The call delivery strengthened the thesis, but not in a simplistic “management sounded upbeat” way. The tone history shows Q4 FY2025 sentiment at 0.40, above 0.25 in Q3 FY2025, while guidance_tone stayed at 0.28. That combination says the quarter’s language improved without management lifting the formal guidance register, which fits a company emphasizing backlog, cash, and portfolio transformation rather than declaring a broad-cycle turn. The same table also shows uncertainty rising to 66.1 and qa_evasiveness at 68.4 in Q4 FY2025, so the tone was not cleanly risk-off. The conflict is important: the prepared and Q&A mood improved, but the uncertainty metrics say management still had to navigate questions where demand visibility was not uniform.

That call pattern is why the right underwriting question is not whether Parker sounded confident, but whether the specific commitments are large enough to absorb short-cycle noise. The strongest language was around portfolio transformation: Parmentier said, “We see this transformation continuing and expect 85% of our portfolio to be longer cycle, secular and aftermarket by fiscal year ’29.” That statement matters because it attaches a dated destination to the mix thesis, rather than leaving investors with a generic quality narrative. The same transformation claim sits alongside the Aerospace sales and backlog figures, which makes it more than aspiration. Still, the tone metrics explain why the stock should not be treated as riskless: in Q4 FY2025, qa_sentiment was 0.40 while uncertainty was 66.1, so the call had constructive answers but elevated complexity. The bull case is not that all end markets are improving; it is that Parker’s portfolio is becoming less hostage to the ones that are not.

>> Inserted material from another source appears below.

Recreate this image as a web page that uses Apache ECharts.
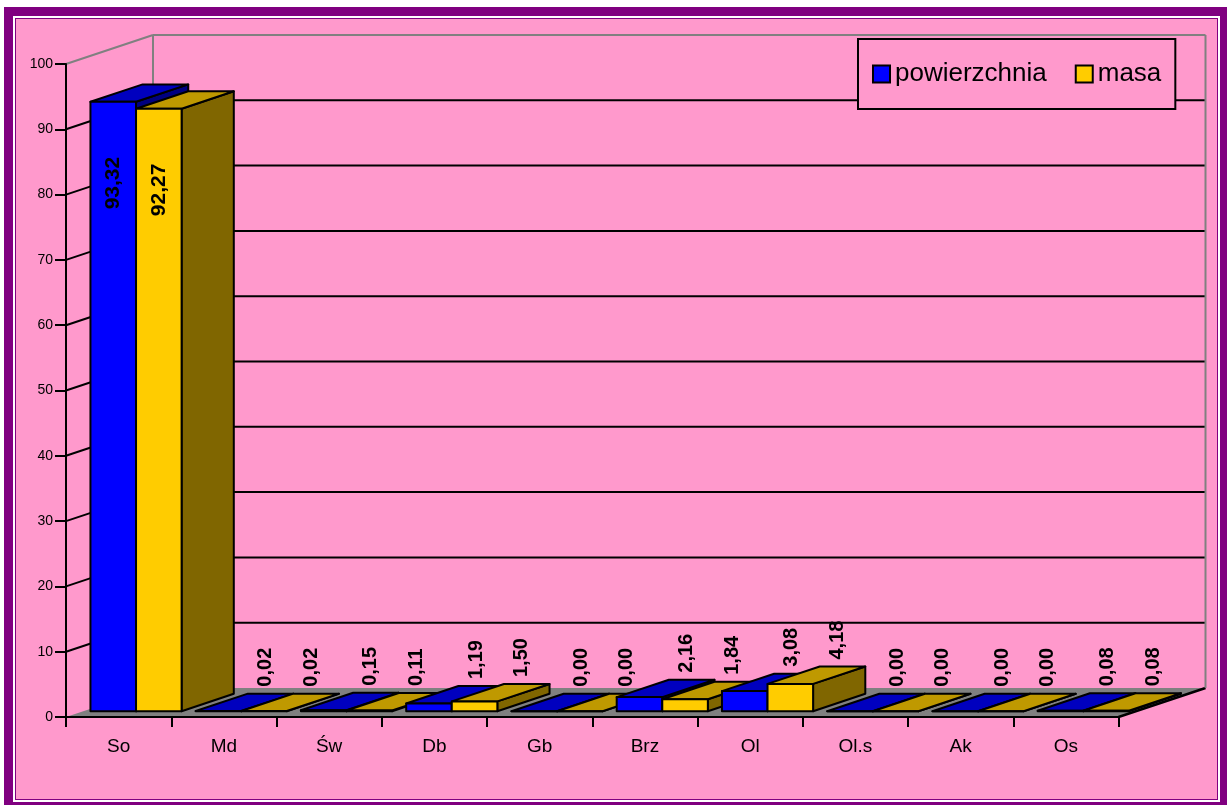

The market’s likely mispricing is therefore about source of earnings, not direction of earnings. If investors expected a beat, they got one, but the clean separation is that revenue beat by +2.5% while EPS beat by +8.3%. That differential is the signal. A cyclical industrial would need stronger revenue growth to justify sustained EPS revisions, especially with revenue YoY at only +1.1% in the quarter. Parker’s data argue for a different model: margin expansion, Aerospace backlog, free cash flow, and repurchases are doing more of the work. The risk to that view is also clear from the same numbers. Industrial North America and Industrial International are each guided to approximately 1% organic growth at the midpoint, and total Parker organic growth is approximately 3%, so an investor paying for acceleration across the whole portfolio is overreaching. The investable thesis is narrower and more defensible: Parker deserves credit for compounding earnings on muted growth because the mix has already changed.

What to watch next is concrete. First, the FY ’26 guide requires reported sales growth in the range of 2% to 5%; falling below that range would challenge the idea that Aerospace and currency can offset weak industrial growth. Second, Aerospace needs to hold near the guided 8% organic growth midpoint, because that is the segment-level proof behind the $7.4 billion Aerospace backlog and the longer-cycle mix thesis. Third, free cash flow should stay inside the $3 billion to $4 billion range with conversion at approximately 100%, since the per-share case depends on cash support for buybacks after $1.6 billion of year-to-date repurchases. Finally, listen on the next earnings call for whether uncertainty retreats from 66.1 and qa_evasiveness from 68.4 in the tone series; if those remain elevated while Industrial North America and Industrial International stay near approximately 1% organic growth, the market will be right to question how much of the margin story is already harvested. If those markers improve while EPS tracks the $28.90 FY ’26 guide, the print should be read as the start of a higher-quality earnings reset rather than a one-quarter beat.